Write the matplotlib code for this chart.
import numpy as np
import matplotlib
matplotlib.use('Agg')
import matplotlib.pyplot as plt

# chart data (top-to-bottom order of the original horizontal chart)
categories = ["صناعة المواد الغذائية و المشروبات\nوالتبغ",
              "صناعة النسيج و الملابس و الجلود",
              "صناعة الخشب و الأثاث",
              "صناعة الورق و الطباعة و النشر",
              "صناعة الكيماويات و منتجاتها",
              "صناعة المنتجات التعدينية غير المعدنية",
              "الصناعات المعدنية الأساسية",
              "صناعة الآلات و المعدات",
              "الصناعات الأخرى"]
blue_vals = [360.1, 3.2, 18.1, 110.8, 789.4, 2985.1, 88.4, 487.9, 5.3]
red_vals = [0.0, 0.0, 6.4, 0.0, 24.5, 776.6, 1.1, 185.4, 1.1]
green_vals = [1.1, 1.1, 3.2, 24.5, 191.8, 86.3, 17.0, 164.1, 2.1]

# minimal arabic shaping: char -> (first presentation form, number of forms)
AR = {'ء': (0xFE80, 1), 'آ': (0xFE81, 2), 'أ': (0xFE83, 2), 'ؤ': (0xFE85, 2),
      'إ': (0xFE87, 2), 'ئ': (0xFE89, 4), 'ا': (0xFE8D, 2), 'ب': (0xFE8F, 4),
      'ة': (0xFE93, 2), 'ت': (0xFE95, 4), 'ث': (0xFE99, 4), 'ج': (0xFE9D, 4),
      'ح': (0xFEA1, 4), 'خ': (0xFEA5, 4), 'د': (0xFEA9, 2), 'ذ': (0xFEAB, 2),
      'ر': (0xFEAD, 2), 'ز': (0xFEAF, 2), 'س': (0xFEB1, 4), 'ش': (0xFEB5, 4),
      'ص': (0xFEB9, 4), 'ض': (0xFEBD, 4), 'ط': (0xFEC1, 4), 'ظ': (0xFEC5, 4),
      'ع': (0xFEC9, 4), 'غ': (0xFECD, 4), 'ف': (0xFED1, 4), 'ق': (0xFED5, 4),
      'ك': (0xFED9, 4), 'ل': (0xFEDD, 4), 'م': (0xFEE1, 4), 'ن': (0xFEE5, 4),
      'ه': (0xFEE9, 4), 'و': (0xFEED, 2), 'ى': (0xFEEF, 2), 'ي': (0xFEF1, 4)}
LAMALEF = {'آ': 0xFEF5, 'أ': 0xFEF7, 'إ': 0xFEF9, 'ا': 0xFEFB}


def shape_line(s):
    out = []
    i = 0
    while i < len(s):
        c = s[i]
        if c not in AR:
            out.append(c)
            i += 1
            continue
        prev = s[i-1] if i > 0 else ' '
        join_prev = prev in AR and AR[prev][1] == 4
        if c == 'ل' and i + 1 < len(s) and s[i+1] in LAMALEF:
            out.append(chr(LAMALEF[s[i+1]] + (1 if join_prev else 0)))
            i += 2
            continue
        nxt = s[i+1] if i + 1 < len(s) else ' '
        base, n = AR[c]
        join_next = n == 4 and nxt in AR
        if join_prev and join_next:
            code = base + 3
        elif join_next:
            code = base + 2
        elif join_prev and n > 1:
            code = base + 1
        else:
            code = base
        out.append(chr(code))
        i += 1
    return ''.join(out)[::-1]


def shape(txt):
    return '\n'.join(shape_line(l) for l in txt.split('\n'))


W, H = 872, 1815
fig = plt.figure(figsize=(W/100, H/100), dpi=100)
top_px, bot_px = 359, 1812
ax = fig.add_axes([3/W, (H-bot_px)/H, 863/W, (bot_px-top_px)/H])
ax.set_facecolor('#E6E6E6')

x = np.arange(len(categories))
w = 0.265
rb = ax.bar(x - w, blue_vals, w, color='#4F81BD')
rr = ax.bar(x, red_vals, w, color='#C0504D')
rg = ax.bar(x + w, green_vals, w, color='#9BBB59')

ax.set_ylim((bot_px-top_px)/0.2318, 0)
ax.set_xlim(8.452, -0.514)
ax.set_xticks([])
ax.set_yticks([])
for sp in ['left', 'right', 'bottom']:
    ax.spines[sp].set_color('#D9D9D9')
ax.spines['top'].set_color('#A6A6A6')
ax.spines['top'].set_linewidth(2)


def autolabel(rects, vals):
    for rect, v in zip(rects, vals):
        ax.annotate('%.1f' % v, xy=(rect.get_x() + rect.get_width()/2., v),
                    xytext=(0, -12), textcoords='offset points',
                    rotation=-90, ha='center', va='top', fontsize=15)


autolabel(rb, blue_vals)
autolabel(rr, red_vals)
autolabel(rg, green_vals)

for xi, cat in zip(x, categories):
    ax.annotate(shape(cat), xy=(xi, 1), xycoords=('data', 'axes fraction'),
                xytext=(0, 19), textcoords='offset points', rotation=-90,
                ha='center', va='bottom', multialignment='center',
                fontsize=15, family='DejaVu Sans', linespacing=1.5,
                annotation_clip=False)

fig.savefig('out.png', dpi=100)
--
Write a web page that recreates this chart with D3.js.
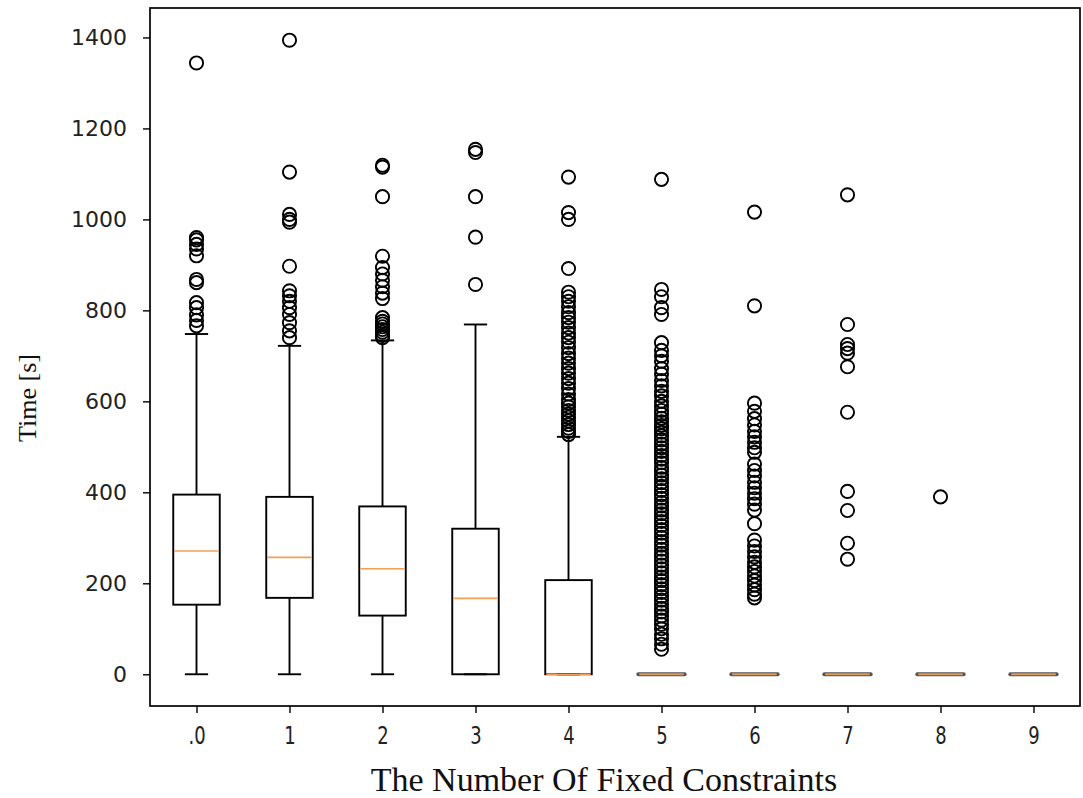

## [Your instructions]
Start with the line that contains "Write the matplotlib code for this chart." and end with the line that contains "import matplotlib.pyplot as plt"; give those lines again exactly, and no others.

## [Solution to the exercise]
Write the matplotlib code for this chart.
import numpy as np
import matplotlib
matplotlib.use('Agg')
import matplotlib.pyplot as plt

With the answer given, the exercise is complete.